On lines 45 and 46 we check to see if "e" is 0 or negative. If that is the case, then we do not want to bother drawing the quad. What we do in this case is to return from the main function to immediately terminate the execution of the main function. If "e" is positive, we then continue execution of the main function and calculate the final size using both the "e" we calculated and magnitude from the .raw file. On line 50 we calculate the color that we will pass to the fragment shader based on the quad's position and the depth coloration settings in the state manager.

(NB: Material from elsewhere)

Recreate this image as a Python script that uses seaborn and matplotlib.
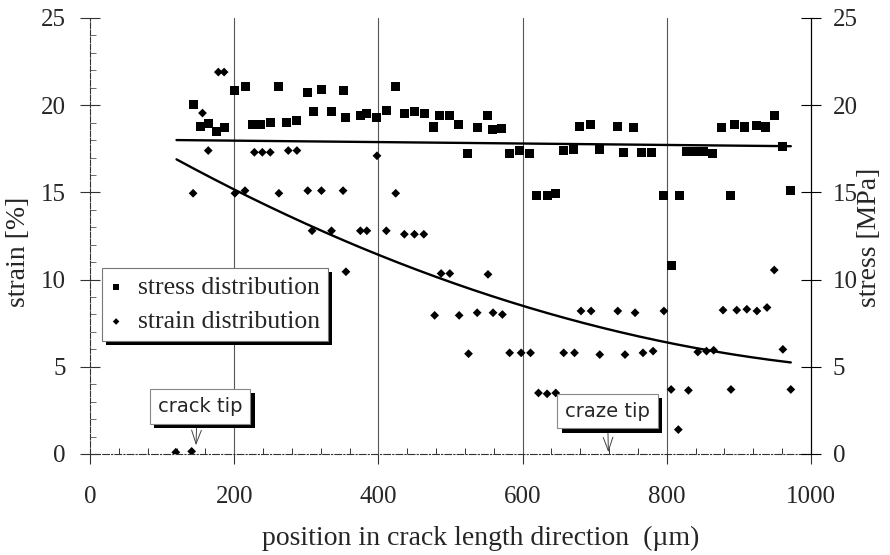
import numpy as np
import pandas as pd
import matplotlib
matplotlib.use("Agg")
import matplotlib.pyplot as plt
import matplotlib.patheffects as pe
from matplotlib.ticker import MultipleLocator, FixedLocator
import seaborn as sns

# measured stress values along the crack (position in µm, stress in MPa)
stress_x = [143, 153, 164, 175, 187, 200, 215, 226, 237, 250, 262, 273, 287, 302, 310,
            321, 335, 351, 355, 375, 384, 398, 411, 424, 436, 450, 464, 477, 485, 498,
            511, 524, 537, 551, 558, 571, 582, 596, 610, 619, 634, 646, 657, 671, 679,
            694, 707, 731, 740, 754, 765, 779, 796, 806, 817, 828, 840, 851, 864, 876,
            889, 894, 908, 924, 937, 949, 960, 972]
stress_y = [20.05, 18.8, 18.95, 18.5, 18.7, 20.85, 21.1, 18.9, 18.9, 19.0, 21.05, 19.0, 19.1, 20.75, 19.65,
            20.9, 19.65, 20.85, 19.3, 19.4, 19.55, 19.3, 19.7, 21.05, 19.55, 19.65, 19.5, 18.75, 19.4, 19.4,
            18.9, 17.25, 18.7, 19.4, 18.6, 18.65, 17.25, 17.4, 17.25, 14.85, 14.8, 14.95, 17.4, 17.45, 18.8,
            18.9, 17.45, 18.8, 17.3, 18.7, 17.3, 17.3, 14.8, 10.8, 14.85, 17.35, 17.35, 17.35, 17.25, 18.7,
            14.8, 18.9, 18.75, 18.85, 18.75, 19.4, 17.65, 15.1]

# measured strain values along the crack (position in µm, strain in %)
strain_x = [119, 141, 143, 156, 164, 178, 186, 201, 215, 228, 239, 250, 262, 275, 287,
            302, 308, 321, 335, 351, 355, 375, 384, 398, 411, 424, 436, 450, 463, 478,
            487, 499, 512, 525, 537, 552, 559, 572, 582, 598, 611, 622, 634, 646, 657,
            672, 681, 695, 707, 732, 742, 756, 767, 781, 796, 806, 816, 830, 843, 855,
            865, 878, 889, 897, 911, 925, 939, 949, 961, 972]
strain_y = [0.1, 0.15, 14.95, 19.55, 17.4, 21.9, 21.9, 14.95, 15.1, 17.3, 17.3, 17.3, 14.95, 17.4, 17.4,
            15.1, 12.8, 15.1, 12.8, 15.1, 10.45, 12.8, 12.8, 17.1, 12.8, 14.95, 12.6, 12.6, 12.6, 7.95,
            10.35, 10.35, 7.95, 5.75, 8.1, 10.3, 8.1, 8.0, 5.8, 5.8, 5.8, 3.5, 3.45, 3.5, 5.8,
            5.8, 8.2, 8.2, 5.7, 8.2, 5.7, 8.1, 5.8, 5.9, 8.2, 3.7, 1.4, 3.65, 5.85, 5.9,
            5.95, 8.25, 3.7, 8.25, 8.3, 8.2, 8.4, 10.55, 6.0, 3.7]

# trend lines: linear for stress, quadratic for strain (coefficients, low order first)
stress_fit = [18.05, -0.000412]
strain_fit = [19.733, -0.024887, 1.0274e-5]
fit_range = [120, 972]

x_ticks = [0, 200, 400, 600, 800, 1000]
y_ticks = [0, 5, 10, 15, 20, 25]

sns.set_theme(style="white")
serif = ["Liberation Serif", "DejaVu Serif"]
plt.rcParams["font.family"] = serif

fig = plt.figure(figsize=(8.9, 5.55), dpi=100)
ax = fig.add_axes([90 / 890, 101 / 555, 721 / 890, 436 / 555])

stress_df = pd.DataFrame({"x": stress_x, "y": stress_y})
strain_df = pd.DataFrame({"x": strain_x, "y": strain_y})

# vertical grid lines at the inner major ticks
for gx in x_ticks[1:-1]:
    ax.axvline(gx, color="#555555", lw=0.8, zorder=0)

sns.scatterplot(data=stress_df, x="x", y="y", marker="s", s=42, color="black",
                edgecolor="none", label="stress distribution", ax=ax, zorder=3)
sns.scatterplot(data=strain_df, x="x", y="y", marker="D", s=20, color="black",
                edgecolor="none", label="strain distribution", ax=ax, zorder=3)

xf = np.linspace(fit_range[0], fit_range[1], 200)
stress_curve = np.polynomial.polynomial.polyval(xf, stress_fit)
strain_curve = np.polynomial.polynomial.polyval(xf, strain_fit)
sns.lineplot(x=xf, y=stress_curve, color="black", lw=1.7, ax=ax, zorder=2)
sns.lineplot(x=xf, y=strain_curve, color="black", lw=1.7, ax=ax, zorder=2)

ax.set_xlim(0, 1000)
ax.set_ylim(0, 25)
ax.set_xlabel("")
ax.set_ylabel("")
ax.set_xticks(x_ticks)
ax.set_yticks(y_ticks)
ax.xaxis.set_minor_locator(FixedLocator([v for v in range(40, 1000, 40) if v % 200]))
ax.yaxis.set_minor_locator(MultipleLocator(1))

ax.spines["top"].set_visible(False)
ax.spines["left"].set_color("#333333")
ax.spines["left"].set_linewidth(0.8)
ax.spines["left"].set_linestyle((0, (5, 1.5)))
ax.spines["bottom"].set_color("#333333")
ax.spines["bottom"].set_linewidth(0.8)
ax.spines["bottom"].set_linestyle((0, (6, 2, 1, 2)))
ax.spines["right"].set_color("black")
ax.spines["right"].set_linewidth(0.9)

ax.tick_params(axis="x", which="major", direction="out", length=7, width=0.8,
               color="#333333", pad=16, labelsize=18, bottom=True)
ax.tick_params(axis="x", which="minor", direction="in", length=4, width=0.7,
               color="#333333", bottom=True)
ax.tick_params(axis="y", which="major", direction="inout", length=15, width=0.8,
               color="#333333", pad=10, labelsize=18, left=True)
ax.tick_params(axis="y", which="minor", direction="in", length=4, width=0.6,
               color="#555555", left=True)

ax2 = ax.twinx()
ax2.set_ylim(0, 25)
ax2.set_yticks(y_ticks)
ax2.tick_params(axis="y", which="major", direction="inout", length=15, width=0.8,
                color="black", pad=8, labelsize=18, right=True)
for side in ["top", "left", "bottom", "right"]:
    ax2.spines[side].set_visible(False)

# axis titles
fig.text(481 / 890, 1 - 538 / 555, "position in crack length direction  (\u00b5m)",
         ha="center", va="center", fontsize=20)
fig.text(19 / 890, 1 - 252 / 555, "strain [%]", rotation=90,
         ha="center", va="center", fontsize=20)
fig.text(869 / 890, 1 - 237 / 555, "stress [MPa]", rotation=90,
         ha="center", va="center", fontsize=20)

shadow = [pe.SimplePatchShadow(offset=(3, -3), shadow_rgbFace="black", alpha=1.0), pe.Normal()]

leg = ax.legend(loc="upper left", bbox_to_anchor=(0.0166, 0.4266), borderaxespad=0,
                fontsize=18.5, frameon=True, fancybox=False, markerscale=0.75,
                handlelength=0.5, handletextpad=0.6, borderpad=0.3, labelspacing=0.45)
frame = leg.get_frame()
frame.set_edgecolor("#777777")
frame.set_linewidth(0.8)
frame.set_facecolor("white")
frame.set_alpha(1)
frame.set_path_effects(shadow)
leg.set_zorder(5)

sans = ["DejaVu Sans"]
tip_arrow = dict(arrowstyle="->,head_length=0.7,head_width=0.25", color="#444444",
                 lw=0.7, shrinkA=0, shrinkB=0)

t1 = ax.annotate("crack tip", xy=(147, 0.5), xytext=(153, 2.72), ha="center", va="center",
                 fontsize=14, family=sans,
                 bbox=dict(boxstyle="square,pad=0.4", fc="white", ec="#888888", lw=0.8),
                 arrowprops=dict(tip_arrow, relpos=(0.46, 0)), zorder=6)
t1.get_bbox_patch().set_path_effects(shadow)

t2 = ax.annotate("craze tip", xy=(719, 0.1), xytext=(718, 2.46), ha="center", va="center",
                 fontsize=14, family=sans,
                 bbox=dict(boxstyle="square,pad=0.4", fc="white", ec="#888888", lw=0.8),
                 arrowprops=dict(tip_arrow, relpos=(0.5, 0)), zorder=6)
t2.get_bbox_patch().set_path_effects(shadow)

fig.savefig("out.png", dpi=100, facecolor="white")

On lines 53 through 64 we actually create the quad. First we set the "gl_Position" for each vertex by offsetting the position in the .raw file along the "right" and "up" directions by an amount that depends on the size we calculated. We then use "uv_modelViewProjectionMatrix" like we did in the vertex shader in Adding Surface Markers, and assign the result to "gl_Position". Next we set "tCoord" to output texture coordinates of that vertex in the quad. Finally we output the vertex with a call to "EmitVertex()". This outputs a vertex with the position, "tCoord" and "color" attributes that were last set before we emit the vertex. Since we want every vertex in the quad to have the same value for "color", we only need to set it once before we start emitting the vertices. However, since we want each vertex In the the quad to have a different position and texture coordinates, we assign a different value to "gl_Position" and "tCoord" before every call of "EmitVertex()".Once we have finished emitting all the vertices in a primitive, we call "EndPrimitive()" to signify we have finished emitting the vertices for a primitive. If we want to output multiple primitives, then we call "EndPrimitve()". If we wanted to output multiple primitives, we would call "EndPrimitve()" once for each primitive that we wanted to output.